Beatrice Fry Hyslop | |
---|---|
Born | New York, US | 10 April 1899
Died | 23 July 1973 74) | (aged
Nationality | American |
Education | Barnard School for Girls |
Alma mater | Mount Holyoke College (B.A.) Columbia University (A.M., Ph.D.) |
Occupation | Historian |
Parent | James H. Hyslop |
Awards | Phi Beta Kappa |
Beatrice Fry Hyslop (10 April 1899 – 23 July 1973) was an American historian of France.[1]
Life and work
Beatrice Fry Hyslop was born at home in New York on 10 April 1899 to James H. Hyslop, professor of philosophy and ethics at Columbia College and founder of the American Society for Psychical Research.
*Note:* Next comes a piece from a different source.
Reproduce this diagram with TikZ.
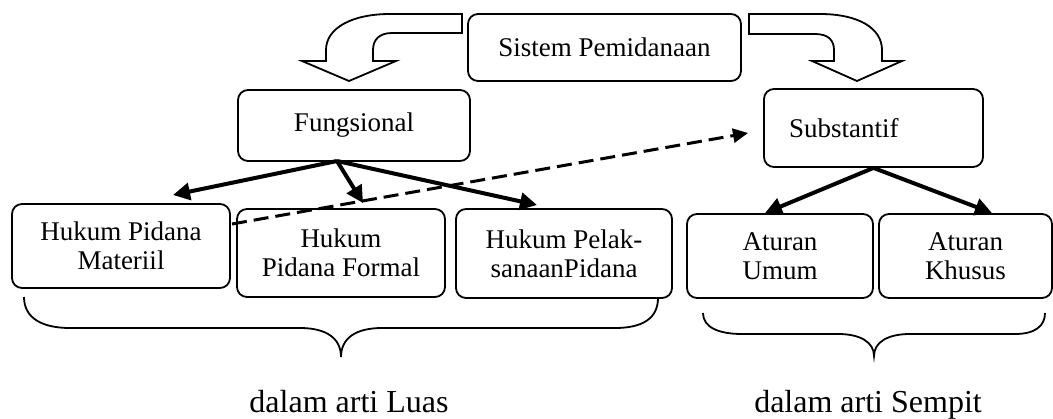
\documentclass[tikz,border=0pt]{standalone}
\usepackage{fontspec}
\setmainfont{Liberation Serif}
\usetikzlibrary{arrows.meta}
\begin{document}
\begin{tikzpicture}[x=1pt,y=-1pt,
  box/.style={draw, rounded corners=10pt, line width=1.8pt, align=center, inner sep=0pt,
    font=\fontsize{27}{29}\selectfont},
  thickarrow/.style={line width=4pt, -{Triangle[length=17pt,width=17pt]}},
  dasharrow/.style={line width=3pt, dash pattern=on 15pt off 7pt, -{Triangle[length=15pt,width=14pt]}},
  blockarrow/.style={draw, line width=1.8pt, fill=white, line join=miter},
  curlybrace/.style={line width=1.8pt},
  bracelabel/.style={font=\fontsize{32}{34}\selectfont, anchor=base, inner sep=0pt}]
\useasboundingbox (0,0) rectangle (1053,418);

% block arrows
\draw[blockarrow] (462,14) -- (390,14) .. controls (352,14) and (326,28) .. (326,50)
  -- (326,61) -- (302,61) -- (349,81) -- (396,61) -- (373,61) -- (373,50)
  .. controls (373,40) and (379,33) .. (392,33) -- (462,33) -- cycle;
\draw[blockarrow] (749,14) -- (820,14) .. controls (858,14) and (882,28) .. (882,50)
  -- (882,61) -- (902,61) -- (857,81) -- (812,61) -- (834,61) -- (834,50)
  .. controls (834,40) and (828,34) .. (815,34) -- (749,34) -- cycle;

% nodes
\node[box, minimum width=273pt, minimum height=67pt] (sis) at (604.5,47.5) {Sistem Pemidanaan};
\node[box, minimum width=232pt, minimum height=71pt] (fung) at (354,125.5) {Fungsional};
\node[box, minimum height=78pt, text width=169pt, inner xsep=25pt, align=left] (subs) at (873.5,128) {Substantif};
\node[box, minimum width=218pt, minimum height=84pt] (mat) at (121,246) {Hukum Pidana\\Materiil};
\node[box, minimum width=208pt, minimum height=88pt] (form) at (341,253) {Hukum\\Pidana Formal};
\node[box, minimum width=216pt, minimum height=89pt] (pel) at (564,253.5) {Hukum Pelak-\\sanaanPidana};
\node[box, minimum width=186pt, minimum height=84pt] (umum) at (780,256) {Aturan\\Umum};
\node[box, minimum width=173pt, minimum height=84pt] (khus) at (965.5,256) {Aturan\\Khusus};

% connector end points
\coordinate (fo) at (337,161);
\coordinate (t1) at (173,195);
\coordinate (t2) at (363,203);
\coordinate (t3) at (537,205);
\coordinate (t4) at (765,213);
\coordinate (t5) at (992,213);
\coordinate (ds) at (232,224);
\coordinate (dt) at (748,133);

\draw[thickarrow] (fo) -- (t1);
\draw[thickarrow] (fo) -- (t2);
\draw[thickarrow] (fo) -- (t3);
\draw[thickarrow] (subs.south) -- (t4);
\draw[thickarrow] (subs.south) -- (t5);
\draw[dasharrow] (ds) -- (dt);

% braces
\draw[curlybrace] (24,297) .. controls (24,318) and (42,328) .. (70,328) -- (300,328)
  .. controls (326,328) and (341,338) .. (341,357)
  .. controls (341,338) and (356,328) .. (382,328) -- (615,328)
  .. controls (643,328) and (658,318) .. (658,298);
\draw[curlybrace] (703,313) .. controls (703,327) and (718,334) .. (742,334) -- (838,334)
  .. controls (860,334) and (874,342) .. (874,356)
  .. controls (874,342) and (888,334) .. (910,334) -- (1015,334)
  .. controls (1035,334) and (1045,326) .. (1045,313);

\node[bracelabel] (luas) at (349,412) {dalam arti Luas};
\node[bracelabel] (sempit) at (868,412) {dalam arti Sempit};
\end{tikzpicture}
\end{document}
Her mother, Mary Fry (Hall) Hyslop, daughter of a wealthy Philadelphia merchant, was a pianist. She died when Beatrice was 18 months old. Beatrice attended the Barnard School for Girls (founded in 1889) from 1912 to 1915, before graduating from Mount Holyoke College in 1919 as a Phi Beta Kappa with a double major in history and art. Hyslop taught at a private school for two years before starting graduate school at Columbia University. She received her A.M. in 1924 and taught at Rosemary Hall and Mount Holyoke for the next four years.
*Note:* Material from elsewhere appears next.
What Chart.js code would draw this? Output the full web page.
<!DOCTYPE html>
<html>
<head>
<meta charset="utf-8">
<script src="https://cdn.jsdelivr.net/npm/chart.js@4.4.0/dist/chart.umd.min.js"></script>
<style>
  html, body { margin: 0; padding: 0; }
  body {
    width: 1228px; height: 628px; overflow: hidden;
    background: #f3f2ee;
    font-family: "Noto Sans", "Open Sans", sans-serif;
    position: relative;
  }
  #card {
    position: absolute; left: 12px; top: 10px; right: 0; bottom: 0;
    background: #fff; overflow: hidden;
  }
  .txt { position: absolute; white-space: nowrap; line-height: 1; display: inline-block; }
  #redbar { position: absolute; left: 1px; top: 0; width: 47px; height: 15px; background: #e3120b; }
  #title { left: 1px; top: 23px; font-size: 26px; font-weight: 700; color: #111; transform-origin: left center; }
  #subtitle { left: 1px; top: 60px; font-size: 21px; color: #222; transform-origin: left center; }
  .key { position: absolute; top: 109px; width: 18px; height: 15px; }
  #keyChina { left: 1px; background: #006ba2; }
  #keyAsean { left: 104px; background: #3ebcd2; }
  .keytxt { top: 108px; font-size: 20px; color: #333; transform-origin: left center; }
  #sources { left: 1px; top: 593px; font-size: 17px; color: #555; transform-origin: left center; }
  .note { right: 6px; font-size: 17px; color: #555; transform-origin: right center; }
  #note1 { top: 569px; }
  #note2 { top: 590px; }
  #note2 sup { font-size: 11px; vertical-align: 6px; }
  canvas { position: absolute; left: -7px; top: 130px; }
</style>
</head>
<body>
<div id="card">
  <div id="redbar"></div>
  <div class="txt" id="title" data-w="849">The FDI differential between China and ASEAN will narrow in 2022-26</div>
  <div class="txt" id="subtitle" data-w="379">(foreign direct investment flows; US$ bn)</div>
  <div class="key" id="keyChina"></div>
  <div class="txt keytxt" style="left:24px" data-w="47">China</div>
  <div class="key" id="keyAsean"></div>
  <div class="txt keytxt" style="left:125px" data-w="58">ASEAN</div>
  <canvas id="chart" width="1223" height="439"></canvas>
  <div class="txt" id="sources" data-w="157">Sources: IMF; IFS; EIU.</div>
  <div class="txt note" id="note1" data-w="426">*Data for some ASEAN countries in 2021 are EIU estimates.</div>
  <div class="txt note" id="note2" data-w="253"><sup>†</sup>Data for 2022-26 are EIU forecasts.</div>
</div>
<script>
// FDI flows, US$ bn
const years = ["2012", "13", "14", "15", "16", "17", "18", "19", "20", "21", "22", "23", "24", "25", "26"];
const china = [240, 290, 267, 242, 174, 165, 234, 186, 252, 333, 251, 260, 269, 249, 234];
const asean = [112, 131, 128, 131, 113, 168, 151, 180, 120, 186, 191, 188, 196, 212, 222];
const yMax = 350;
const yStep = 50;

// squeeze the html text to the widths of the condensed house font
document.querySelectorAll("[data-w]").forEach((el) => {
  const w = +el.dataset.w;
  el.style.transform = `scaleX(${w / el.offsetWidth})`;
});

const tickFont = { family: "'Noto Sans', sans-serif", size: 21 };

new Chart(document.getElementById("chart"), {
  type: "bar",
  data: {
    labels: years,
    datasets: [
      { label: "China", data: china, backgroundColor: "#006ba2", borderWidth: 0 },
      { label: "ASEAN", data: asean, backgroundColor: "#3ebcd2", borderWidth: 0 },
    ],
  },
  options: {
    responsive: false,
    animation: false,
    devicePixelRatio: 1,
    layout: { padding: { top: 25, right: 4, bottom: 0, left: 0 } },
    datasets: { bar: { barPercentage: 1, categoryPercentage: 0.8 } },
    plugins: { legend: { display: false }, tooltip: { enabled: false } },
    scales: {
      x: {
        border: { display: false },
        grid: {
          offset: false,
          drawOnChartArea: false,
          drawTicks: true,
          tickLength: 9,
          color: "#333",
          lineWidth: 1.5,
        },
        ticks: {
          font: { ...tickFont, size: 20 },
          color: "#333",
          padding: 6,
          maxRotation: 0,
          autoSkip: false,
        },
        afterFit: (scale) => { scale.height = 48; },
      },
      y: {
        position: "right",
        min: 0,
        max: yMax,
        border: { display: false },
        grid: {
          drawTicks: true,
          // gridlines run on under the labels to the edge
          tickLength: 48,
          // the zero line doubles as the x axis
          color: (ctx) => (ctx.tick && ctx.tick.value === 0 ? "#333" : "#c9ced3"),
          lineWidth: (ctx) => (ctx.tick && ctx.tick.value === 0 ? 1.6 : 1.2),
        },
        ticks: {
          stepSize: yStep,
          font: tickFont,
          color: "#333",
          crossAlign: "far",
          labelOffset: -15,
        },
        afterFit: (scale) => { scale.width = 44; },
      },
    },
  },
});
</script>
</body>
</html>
Hyslop started work on her Ph.D. at Columbia in 1928 and she was commissioned by the French Government to catalog a list of grievances drawn up during the election of the Estates General of 1789 (cahiers de doléances), spending three years in France on the project. In recognition of her work, she was made a Chevalier of the Ordre des Palmes Académiques. Her doctoral thesis published in 1933 as Répertoire critique des cahiers de doléances pour les Etats-généreaux de 1789. Hyslop was awarded her Ph.D. the next year and she published French Nationalism in 1789 According to the General Cahiers. She also returned to the United States that year and taught at a private school for a year before she was hired as a history instructor at Hunter College in 1936. That same year she published A Guide to the General Cahiers.[2]
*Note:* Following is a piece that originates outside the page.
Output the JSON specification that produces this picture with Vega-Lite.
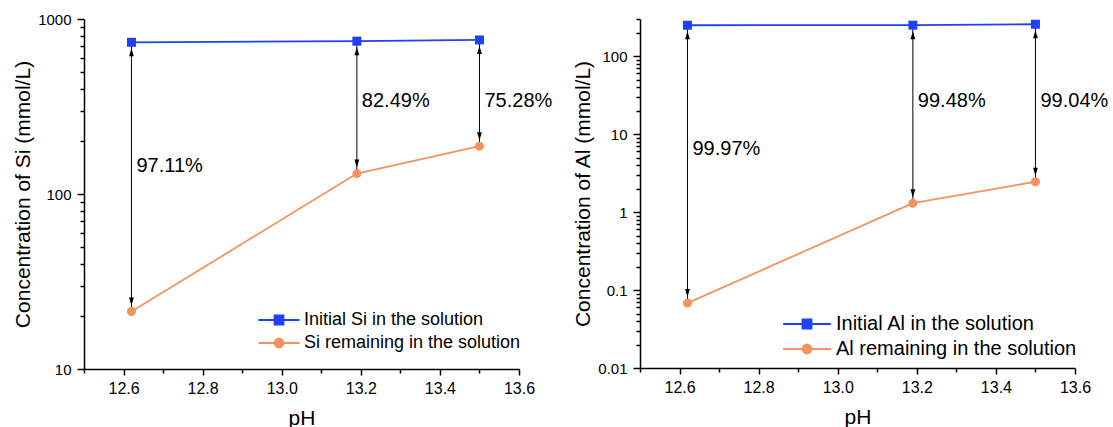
{
  "$schema": "https://vega.github.io/schema/vega-lite/v6.json",
  "padding": {"left": 12, "top": 12, "right": 0, "bottom": 0},
  "bounds": "flush",
  "spacing": 121,
  "config": {
    "view": {"stroke": null},
    "font": "Liberation Sans",
    "axis": {
      "grid": false,
      "domainColor": "black",
      "domainWidth": 1.5,
      "tickColor": "black",
      "tickWidth": 1.5,
      "labelColor": "black",
      "labelFont": "Liberation Sans",
      "titleColor": "black",
      "titleFont": "Liberation Sans",
      "titleFontWeight": "normal",
      "labelOverlap": false,
      "labelFlush": false
    },
    "legend": {"labelFont": "Liberation Sans", "labelColor": "black", "labelLimit": 400}
  },
  "resolve": {"scale": {"color": "independent"}, "legend": {"color": "independent"}},
  "hconcat": [
    {
      "width": 435,
      "height": 350,
      "data": {
        "values": [
          {"pH": 12.62, "Initial Si in the solution": 736, "Si remaining in the solution": 21.3, "removal": "97.11%", "labelY": 145},
          {"pH": 13.19, "Initial Si in the solution": 747, "Si remaining in the solution": 130.8, "removal": "82.49%", "labelY": 341},
          {"pH": 13.5, "Initial Si in the solution": 759, "Si remaining in the solution": 187.6, "removal": "75.28%", "labelY": 341}
        ]
      },
      "encoding": {
        "x": {
          "field": "pH", "type": "quantitative",
          "scale": {"domain": [12.5, 13.6], "nice": false, "zero": false},
          "axis": {
            "title": "pH", "titleFontSize": 21, "titlePadding": 11,
            "values": [12.5, 12.6, 12.7, 12.8, 12.9, 13.0, 13.1, 13.2, 13.3, 13.4, 13.5, 13.6],
            "format": ".1f",
            "labelExpr": "indexof([12.6, 12.8, 13, 13.2, 13.4, 13.6], datum.value) >= 0 ? datum.label : ''",
            "tickSize": {"condition": {"test": "indexof([12.6, 12.8, 13, 13.2, 13.4, 13.6], datum.value) >= 0", "value": 6}, "value": 4},
            "labelFontSize": 16, "labelPadding": 5
          }
        }
      },
      "layer": [
        {
          "mark": {"type": "rule", "color": "black", "strokeWidth": 1},
          "encoding": {
            "y": {
              "field": "Initial Si in the solution", "type": "quantitative",
              "scale": {"type": "log", "domain": [10, 1000], "nice": false},
              "axis": {
                "title": "Concentration of Si (mmol/L)", "titleFontSize": 21, "titlePadding": 4,
                "values": [10, 20, 30, 40, 50, 60, 70, 80, 90, 100, 200, 300, 400, 500, 600, 700, 800, 900, 1000],
                "format": "~g",
                "labelExpr": "indexof([10, 100, 1000], datum.value) >= 0 ? datum.label : ''",
                "tickSize": {"condition": {"test": "indexof([10, 100, 1000], datum.value) >= 0", "value": 7}, "value": 4},
                "labelFontSize": 15, "labelPadding": 6
              }
            },
            "y2": {"field": "Si remaining in the solution"}
          }
        },
        {
          "mark": {"type": "point", "shape": "M0,-1L-0.6,1L0.6,1Z", "filled": true, "color": "black", "opacity": 1, "size": 64, "yOffset": 10},
          "encoding": {
            "y": {"field": "Initial Si in the solution", "type": "quantitative", "scale": {"type": "log", "domain": [10, 1000], "nice": false}}
          }
        },
        {
          "mark": {"type": "point", "shape": "M0,1L-0.6,-1L0.6,-1Z", "filled": true, "color": "black", "opacity": 1, "size": 64, "yOffset": -10},
          "encoding": {
            "y": {"field": "Si remaining in the solution", "type": "quantitative", "scale": {"type": "log", "domain": [10, 1000], "nice": false}}
          }
        },
        {
          "mark": {"type": "text", "align": "left", "baseline": "middle", "dx": 5, "fontSize": 20, "color": "black"},
          "encoding": {
            "y": {"field": "labelY", "type": "quantitative", "scale": {"type": "log", "domain": [10, 1000], "nice": false}},
            "text": {"field": "removal"}
          }
        },
        {
          "transform": [{"fold": ["Initial Si in the solution", "Si remaining in the solution"], "as": ["series", "conc"]}],
          "mark": {"type": "line", "strokeWidth": 1.8},
          "encoding": {
            "y": {"field": "conc", "type": "quantitative", "scale": {"type": "log", "domain": [10, 1000], "nice": false}},
            "color": {
              "field": "series", "type": "nominal",
              "scale": {"domain": ["Initial Si in the solution", "Si remaining in the solution"], "range": ["#1e40ff", "#f4935b"]},
              "legend": {
                "title": null, "orient": "none", "legendX": 186, "legendY": 292,
                "labelFontSize": 18, "labelOffset": 16, "rowPadding": 5, "padding": 0,
                "symbolSize": 81,
                "encode": {
                  "symbols": {
                    "update": {
                      "shape": {"signal": "datum.value == 'Initial Si in the solution' ? 'M-4.56,0H4.56M-1,-1H1V1H-1Z' : 'M-4.56,0H4.56M-1,0A1,1,0,1,0,1,0A1,1,0,1,0,-1,0Z'"},
                      "fill": {"signal": "datum.value == 'Initial Si in the solution' ? '#1e40ff' : '#f4935b'"},
                      "stroke": {"signal": "datum.value == 'Initial Si in the solution' ? '#1e40ff' : '#f4935b'"},
                      "strokeWidth": {"value": 1.8},
                      "opacity": {"value": 1}
                    }
                  }
                }
              }
            }
          }
        },
        {
          "transform": [
            {"fold": ["Initial Si in the solution", "Si remaining in the solution"], "as": ["series", "conc"]},
            {"filter": "datum.series == 'Initial Si in the solution'"}
          ],
          "mark": {"type": "point", "shape": "square", "filled": true, "opacity": 1, "size": 81},
          "encoding": {
            "y": {"field": "conc", "type": "quantitative", "scale": {"type": "log", "domain": [10, 1000], "nice": false}},
            "color": {"field": "series", "type": "nominal", "scale": {"domain": ["Initial Si in the solution", "Si remaining in the solution"], "range": ["#1e40ff", "#f4935b"]}}
          }
        },
        {
          "transform": [
            {"fold": ["Initial Si in the solution", "Si remaining in the solution"], "as": ["series", "conc"]},
            {"filter": "datum.series == 'Si remaining in the solution'"}
          ],
          "mark": {"type": "point", "shape": "circle", "filled": true, "opacity": 1, "size": 81},
          "encoding": {
            "y": {"field": "conc", "type": "quantitative", "scale": {"type": "log", "domain": [10, 1000], "nice": false}},
            "color": {"field": "series", "type": "nominal", "scale": {"domain": ["Initial Si in the solution", "Si remaining in the solution"], "range": ["#1e40ff", "#f4935b"]}}
          }
        }
      ]
    },
    {
      "width": 435,
      "height": 349,
      "data": {
        "values": [
          {"pH": 12.62, "Initial Al in the solution": 249.5, "Al remaining in the solution": 0.068, "removal": "99.97%", "labelY": 6.42},
          {"pH": 13.19, "Initial Al in the solution": 250, "Al remaining in the solution": 1.3, "removal": "99.48%", "labelY": 26.7},
          {"pH": 13.5, "Initial Al in the solution": 257, "Al remaining in the solution": 2.45, "removal": "99.04%", "labelY": 26.7}
        ]
      },
      "encoding": {
        "x": {
          "field": "pH", "type": "quantitative",
          "scale": {"domain": [12.5, 13.6], "nice": false, "zero": false},
          "axis": {
            "title": "pH", "titleFontSize": 21, "titlePadding": 11,
            "values": [12.5, 12.6, 12.7, 12.8, 12.9, 13.0, 13.1, 13.2, 13.3, 13.4, 13.5, 13.6],
            "format": ".1f",
            "labelExpr": "indexof([12.6, 12.8, 13, 13.2, 13.4, 13.6], datum.value) >= 0 ? datum.label : ''",
            "tickSize": {"condition": {"test": "indexof([12.6, 12.8, 13, 13.2, 13.4, 13.6], datum.value) >= 0", "value": 6}, "value": 4},
            "labelFontSize": 16, "labelPadding": 5
          }
        }
      },
      "layer": [
        {
          "mark": {"type": "rule", "color": "black", "strokeWidth": 1},
          "encoding": {
            "y": {
              "field": "Initial Al in the solution", "type": "quantitative",
              "scale": {"type": "log", "domain": [0.01, 300], "nice": false},
              "axis": {
                "title": "Concentration of Al (mmol/L)", "titleFontSize": 21, "titlePadding": 4,
                "values": [0.01, 0.02, 0.03, 0.04, 0.05, 0.06, 0.07, 0.08, 0.09, 0.1, 0.2, 0.3, 0.4, 0.5, 0.6, 0.7, 0.8, 0.9, 1, 2, 3, 4, 5, 6, 7, 8, 9, 10, 20, 30, 40, 50, 60, 70, 80, 90, 100, 200, 300],
                "format": "~g",
                "labelExpr": "indexof([0.01, 0.1, 1, 10, 100], datum.value) >= 0 ? datum.label : ''",
                "tickSize": {"condition": {"test": "indexof([0.01, 0.1, 1, 10, 100], datum.value) >= 0", "value": 7}, "value": 4},
                "labelFontSize": 15, "labelPadding": 6
              }
            },
            "y2": {"field": "Al remaining in the solution"}
          }
        },
        {
          "mark": {"type": "point", "shape": "M0,-1L-0.6,1L0.6,1Z", "filled": true, "color": "black", "opacity": 1, "size": 64, "yOffset": 10},
          "encoding": {
            "y": {"field": "Initial Al in the solution", "type": "quantitative", "scale": {"type": "log", "domain": [0.01, 300], "nice": false}}
          }
        },
        {
          "mark": {"type": "point", "shape": "M0,1L-0.6,-1L0.6,-1Z", "filled": true, "color": "black", "opacity": 1, "size": 64, "yOffset": -10},
          "encoding": {
            "y": {"field": "Al remaining in the solution", "type": "quantitative", "scale": {"type": "log", "domain": [0.01, 300], "nice": false}}
          }
        },
        {
          "mark": {"type": "text", "align": "left", "baseline": "middle", "dx": 5, "fontSize": 20, "color": "black"},
          "encoding": {
            "y": {"field": "labelY", "type": "quantitative", "scale": {"type": "log", "domain": [0.01, 300], "nice": false}},
            "text": {"field": "removal"}
          }
        },
        {
          "transform": [{"fold": ["Initial Al in the solution", "Al remaining in the solution"], "as": ["series", "conc"]}],
          "mark": {"type": "line", "strokeWidth": 1.8},
          "encoding": {
            "y": {"field": "conc", "type": "quantitative", "scale": {"type": "log", "domain": [0.01, 300], "nice": false}},
            "color": {
              "field": "series", "type": "nominal",
              "scale": {"domain": ["Initial Al in the solution", "Al remaining in the solution"], "range": ["#1e40ff", "#f4935b"]},
              "legend": {
                "title": null, "orient": "none", "legendX": 157, "legendY": 295,
                "labelFontSize": 20, "labelOffset": 19, "rowPadding": 5, "padding": 0,
                "symbolSize": 81,
                "encode": {
                  "symbols": {
                    "update": {
                      "shape": {"signal": "datum.value == 'Initial Al in the solution' ? 'M-5.3,0H5.3M-1,-1H1V1H-1Z' : 'M-5.3,0H5.3M-1,0A1,1,0,1,0,1,0A1,1,0,1,0,-1,0Z'"},
                      "fill": {"signal": "datum.value == 'Initial Al in the solution' ? '#1e40ff' : '#f4935b'"},
                      "stroke": {"signal": "datum.value == 'Initial Al in the solution' ? '#1e40ff' : '#f4935b'"},
                      "strokeWidth": {"value": 1.8},
                      "opacity": {"value": 1}
                    }
                  }
                }
              }
            }
          }
        },
        {
          "transform": [
            {"fold": ["Initial Al in the solution", "Al remaining in the solution"], "as": ["series", "conc"]},
            {"filter": "datum.series == 'Initial Al in the solution'"}
          ],
          "mark": {"type": "point", "shape": "square", "filled": true, "opacity": 1, "size": 81},
          "encoding": {
            "y": {"field": "conc", "type": "quantitative", "scale": {"type": "log", "domain": [0.01, 300], "nice": false}},
            "color": {"field": "series", "type": "nominal", "scale": {"domain": ["Initial Al in the solution", "Al remaining in the solution"], "range": ["#1e40ff", "#f4935b"]}}
          }
        },
        {
          "transform": [
            {"fold": ["Initial Al in the solution", "Al remaining in the solution"], "as": ["series", "conc"]},
            {"filter": "datum.series == 'Al remaining in the solution'"}
          ],
          "mark": {"type": "point", "shape": "circle", "filled": true, "opacity": 1, "size": 81},
          "encoding": {
            "y": {"field": "conc", "type": "quantitative", "scale": {"type": "log", "domain": [0.01, 300], "nice": false}},
            "color": {"field": "series", "type": "nominal", "scale": {"domain": ["Initial Al in the solution", "Al remaining in the solution"], "range": ["#1e40ff", "#f4935b"]}}
          }
        }
      ]
    }
  ]
}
Hyslop became an assistant professor in 1941, an associate professor eight years later and a full professor in 1954. In the meantime, she had been upgraded to Officier rank in the Ordre des Palmes Académiques in 1952. Hyslop founded the Society for French Historical Studies in 1955 and later served as its president. In 1961 she became a Chevalier de la Légion d’Honneur. She published L’Apanage de Philippe-Egalité, duc d’Orléans, 1785–1791. She retired in 1969 from Hunter College and was a co-author of The Napoleonic Era in Europe the following year. Hyslop died on 23 July 1973 of a heart attack in Rochester, New York.[3]
Notes
- ↑ "The Beatrice F. Hyslop Papers 1939-1972 Finding Aid", Archives and Special Collections, Hunter College Libraries, September 2009, prepared by Professor Julio Luis Hernandez-Delgado, Head Archives & Special Collections.
- ↑ Scanlon & Cosner, pages 116–17
- ↑ Scanlon & Cosner, page 117
References
- Scanlon, Jennifer & Cosner, Shaaron (1996). American Women Historians, 1700s–1990s: A Biographical Dictionary. Westport, Connecticut: Greenwood Press. ISBN 0-313-29664-2.